Andrew T. Walker, associate professor of Christian ethics and public theology at the Southern Baptist Theological Seminary, called the Alabama decision “a very morally honest opinion”. The ruling, he said, shows the direct line of reasoning between belief that life begins at conception, and opposition to abortion and I.V.F.
The court’s chief justice, Tom Parker, wrote in his decision, “Human life cannot be destroyed without incurring the wrath of God.” His justification, invoking God and religion, puts at grave risk the Constitutional imperative of the separation of Church and State and brings America ever closer to a theocracy. Parker tried to connect the two by stating that “God created government,” a rationalization that few would find coherent.

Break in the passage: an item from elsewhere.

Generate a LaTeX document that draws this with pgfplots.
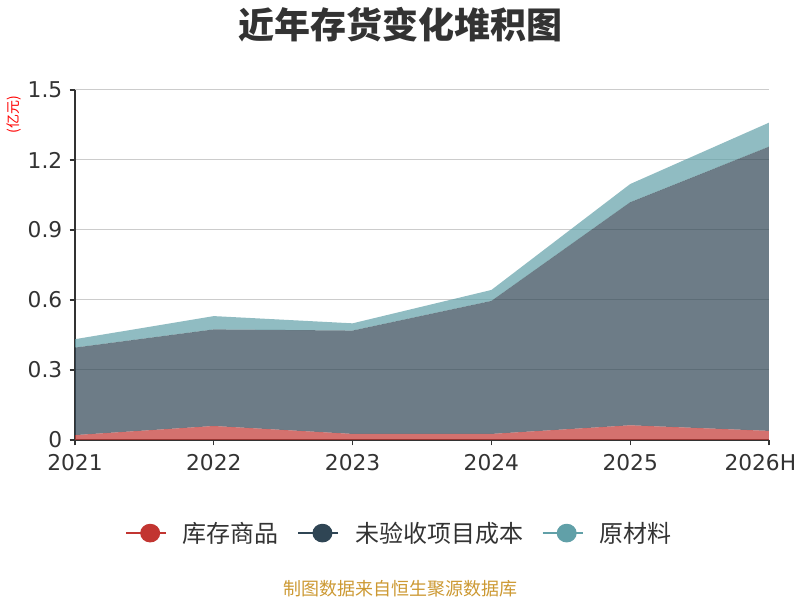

Among conservative Christians, a segment of the American population that is growing in numbers and becoming more vocal, the belief that life begins at conception has been a driving force behind anti-abortion policies for years. While the Protestant position on IVF is somewhat less stringent than that of Catholics, they are more similar than different. Catholic teaching expressly forbids it; Protestants are not quite as categorical.

The Alabama Supreme Court’s ruling that frozen embryos are people with legal rights, a decision that was based on religion, confounds the explicitly stated foundational principles of a secular state. Why should non-believers and non-Christians abide by laws that are meaningful only to some and not to all citizens of the nation when the Constitution expressly guarantees freedom of–and from–religious oppression?

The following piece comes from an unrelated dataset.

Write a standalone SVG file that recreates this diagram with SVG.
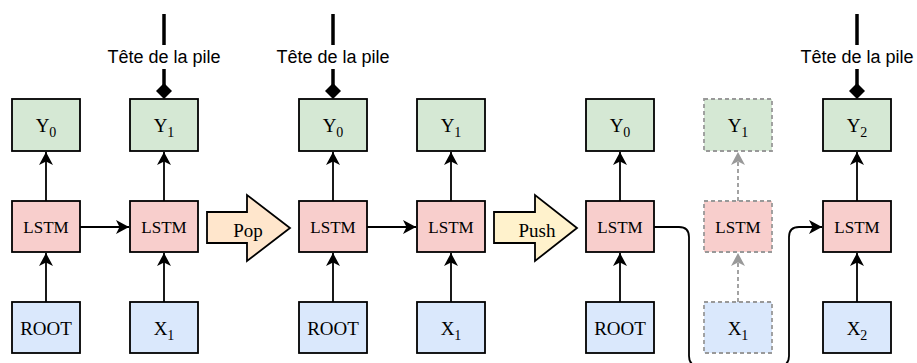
<svg xmlns="http://www.w3.org/2000/svg" width="917" height="363" viewBox="0 0 917 363">
<defs>
<style>
.box{stroke:#000;stroke-width:1.8}
.ghost{stroke:#999;stroke-width:1.8;stroke-dasharray:4 3}
.y{fill:#d5e8d4}.l{fill:#f8cecc}.x{fill:#dae8fc}
.t{font-family:"Liberation Serif","Times New Roman",serif;fill:#000;text-anchor:middle}
.big{font-size:19px}.sm{font-size:17px}
.sub{font-size:14px}
.lbl{font-family:"Liberation Sans",Arial,sans-serif;font-size:18px;text-anchor:middle;fill:#000}
.c{fill:none;stroke:#000;stroke-width:1.8}
.cg{fill:none;stroke:#999;stroke-width:1.8;stroke-dasharray:4 3}
.head{fill:none;stroke:#000;stroke-width:3.5}
</style>
<marker id="ar" markerUnits="userSpaceOnUse" markerWidth="16" markerHeight="16" viewBox="0 0 16 16" refX="14" refY="8" orient="auto">
<path d="M1,1 L14,8 L1,15 L4.5,8 Z" fill="#000"/>
</marker>
<marker id="arg" markerUnits="userSpaceOnUse" markerWidth="16" markerHeight="16" viewBox="0 0 16 16" refX="14" refY="8" orient="auto">
<path d="M1,1 L14,8 L1,15 L4.5,8 Z" fill="#999"/>
</marker>
</defs>

<g id="connectors">
<line class="c" x1="46" y1="302" x2="46" y2="253" marker-end="url(#ar)"/>
<line class="c" x1="46" y1="201" x2="46" y2="152" marker-end="url(#ar)"/>
<line class="c" x1="164" y1="302" x2="164" y2="253" marker-end="url(#ar)"/>
<line class="c" x1="164" y1="201" x2="164" y2="152" marker-end="url(#ar)"/>
<line class="c" x1="80" y1="227" x2="129" y2="227" marker-end="url(#ar)"/>
<line class="c" x1="333" y1="302" x2="333" y2="253" marker-end="url(#ar)"/>
<line class="c" x1="333" y1="201" x2="333" y2="152" marker-end="url(#ar)"/>
<line class="c" x1="451" y1="302" x2="451" y2="253" marker-end="url(#ar)"/>
<line class="c" x1="451" y1="201" x2="451" y2="152" marker-end="url(#ar)"/>
<line class="c" x1="367" y1="227" x2="416" y2="227" marker-end="url(#ar)"/>
<line class="c" x1="620" y1="302" x2="620" y2="253" marker-end="url(#ar)"/>
<line class="c" x1="620" y1="201" x2="620" y2="152" marker-end="url(#ar)"/>
<line class="cg" x1="738" y1="302" x2="738" y2="253" marker-end="url(#arg)"/>
<line class="cg" x1="738" y1="201" x2="738" y2="152" marker-end="url(#arg)"/>
<line class="c" x1="857" y1="302" x2="857" y2="253" marker-end="url(#ar)"/>
<line class="c" x1="857" y1="201" x2="857" y2="152" marker-end="url(#ar)"/>
<path class="c" d="M654,227 H679 Q689,227 689,237 V356 Q689,366 699,366 H779 Q789,366 789,356 V237 Q789,227 799,227 H822" marker-end="url(#ar)"/>
</g>

<g id="head1">
<line class="head" x1="164" y1="14" x2="164" y2="45"/>
<line class="head" x1="164" y1="69" x2="164" y2="85"/>
<path d="M164,83 L172,91 L164,99 L156,91 Z" fill="#000"/>
<text class="lbl" x="164" y="63">Tête de la pile</text>
</g>
<g id="head2">
<line class="head" x1="333" y1="14" x2="333" y2="45"/>
<line class="head" x1="333" y1="69" x2="333" y2="85"/>
<path d="M333,83 L341,91 L333,99 L325,91 Z" fill="#000"/>
<text class="lbl" x="333" y="63">Tête de la pile</text>
</g>
<g id="head3">
<line class="head" x1="857" y1="14" x2="857" y2="45"/>
<line class="head" x1="857" y1="69" x2="857" y2="85"/>
<path d="M857,83 L865,91 L857,99 L849,91 Z" fill="#000"/>
<text class="lbl" x="857" y="63">Tête de la pile</text>
</g>

<g id="y0a"><rect class="box y" x="12" y="99" width="68" height="52"/><text class="t big" x="46" y="132">Y<tspan class="sub" dy="5">0</tspan></text></g>
<g id="y1a"><rect class="box y" x="130" y="99" width="68" height="52"/><text class="t big" x="164" y="132">Y<tspan class="sub" dy="5">1</tspan></text></g>
<g id="l0a"><rect class="box l" x="12" y="201" width="68" height="51"/><text class="t sm" x="46" y="233">LSTM</text></g>
<g id="l1a"><rect class="box l" x="130" y="201" width="68" height="51"/><text class="t sm" x="164" y="233">LSTM</text></g>
<g id="r0a"><rect class="box x" x="12" y="302" width="68" height="51"/><text class="t big" x="46" y="335">ROOT</text></g>
<g id="x1a"><rect class="box x" x="130" y="302" width="68" height="51"/><text class="t big" x="164" y="335">X<tspan class="sub" dy="5">1</tspan></text></g>

<g id="pop"><polygon class="box" fill="#ffe6cc" points="207,212 247,212 247,195 290,228 247,261 247,243 207,243"/><text class="t big" x="248" y="237">Pop</text></g>

<g id="y0b"><rect class="box y" x="299" y="99" width="68" height="52"/><text class="t big" x="333" y="132">Y<tspan class="sub" dy="5">0</tspan></text></g>
<g id="y1b"><rect class="box y" x="417" y="99" width="68" height="52"/><text class="t big" x="451" y="132">Y<tspan class="sub" dy="5">1</tspan></text></g>
<g id="l0b"><rect class="box l" x="299" y="201" width="68" height="51"/><text class="t sm" x="333" y="233">LSTM</text></g>
<g id="l1b"><rect class="box l" x="417" y="201" width="68" height="51"/><text class="t sm" x="451" y="233">LSTM</text></g>
<g id="r0b"><rect class="box x" x="299" y="302" width="68" height="51"/><text class="t big" x="333" y="335">ROOT</text></g>
<g id="x1b"><rect class="box x" x="417" y="302" width="68" height="51"/><text class="t big" x="451" y="335">X<tspan class="sub" dy="5">1</tspan></text></g>

<g id="push"><polygon class="box" fill="#fff2cc" points="494,212 535,212 535,195 577,228 535,261 535,243 494,243"/><text class="t big" x="537" y="237">Push</text></g>

<g id="y0c"><rect class="box y" x="586" y="99" width="68" height="52"/><text class="t big" x="620" y="132">Y<tspan class="sub" dy="5">0</tspan></text></g>
<g id="y1c"><rect class="ghost y" x="704" y="99" width="68" height="52"/><text class="t big" x="738" y="132">Y<tspan class="sub" dy="5">1</tspan></text></g>
<g id="y2c"><rect class="box y" x="823" y="99" width="68" height="52"/><text class="t big" x="857" y="132">Y<tspan class="sub" dy="5">2</tspan></text></g>
<g id="l0c"><rect class="box l" x="586" y="201" width="68" height="51"/><text class="t sm" x="620" y="233">LSTM</text></g>
<g id="l1c"><rect class="ghost l" x="704" y="201" width="68" height="51"/><text class="t sm" x="738" y="233">LSTM</text></g>
<g id="l2c"><rect class="box l" x="823" y="201" width="68" height="51"/><text class="t sm" x="857" y="233">LSTM</text></g>
<g id="r0c"><rect class="box x" x="586" y="302" width="68" height="51"/><text class="t big" x="620" y="335">ROOT</text></g>
<g id="x1c"><rect class="ghost x" x="704" y="302" width="68" height="51"/><text class="t big" x="738" y="335">X<tspan class="sub" dy="5">1</tspan></text></g>
<g id="x2c"><rect class="box x" x="823" y="302" width="68" height="51"/><text class="t big" x="857" y="335">X<tspan class="sub" dy="5">2</tspan></text></g>
</svg>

After the ruling, the University of Alabama at Birmingham health system paused I.V.F. procedures because it was worried about potential criminal prosecutions.
The church’s opposition to I.V.F. goes back a long way, to the world’s first “test tube baby,” born in England in 1978. Written by Cardinal Joseph Ratzinger, who went on to become Pope Benedict XVI, the document addressed a variety of fertility technologies, like artificial insemination, I.V.F. and surrogacy.
Last month, Pope Francis condemned surrogacy as “despicable” and called for a global ban on the practice. An unborn child should not be “turned into an object of trafficking,” he said.
Another prominent fear that has not featured explicitly but is nevertheless embedded in this decision is that of the slippery slope argument. As technology advances, what else will become possible? Kristan Hawkins, president of Students for Life, which opposes IVF, equates it to “a business model built on disposable children and treating children as commodities.”
“I.V.F. is just the very beginning of reproductive technologies,” she said. “We are just woefully unprepared to address the onslaught of issues that are coming.”
The blowback from the shocking decision made by Alabama Chief Justice Parker took even the GOP and MAGA world by surprise. But after days of silence on the topic, former President Donald Trump gave full-throated support for in vitro fertilization treatments.
“Under my leadership, the Republican Party will always support the creation of strong, thriving, healthy American families. We want to make it easier for mothers and fathers to have babies, not harder! That includes supporting the availability of fertility treatments like IVF in every State in America,” Trump wrote on Truth Social.
Taking their cue from the man who has an iron grip on their party, GOP legislators raced to align themselves with Trump’s endorsement of I.V.F.
Justice Parker– perhaps even he was caught off-guard by the violent reaction to his ruling—found it necessary to clarify that he has no intention of prosecuting either families or providers of I.V.F. treatment.
Whether Parker’s backpedaling renders his decision moot or whether it will be taken up by more conservative legislators, will remain to be seen.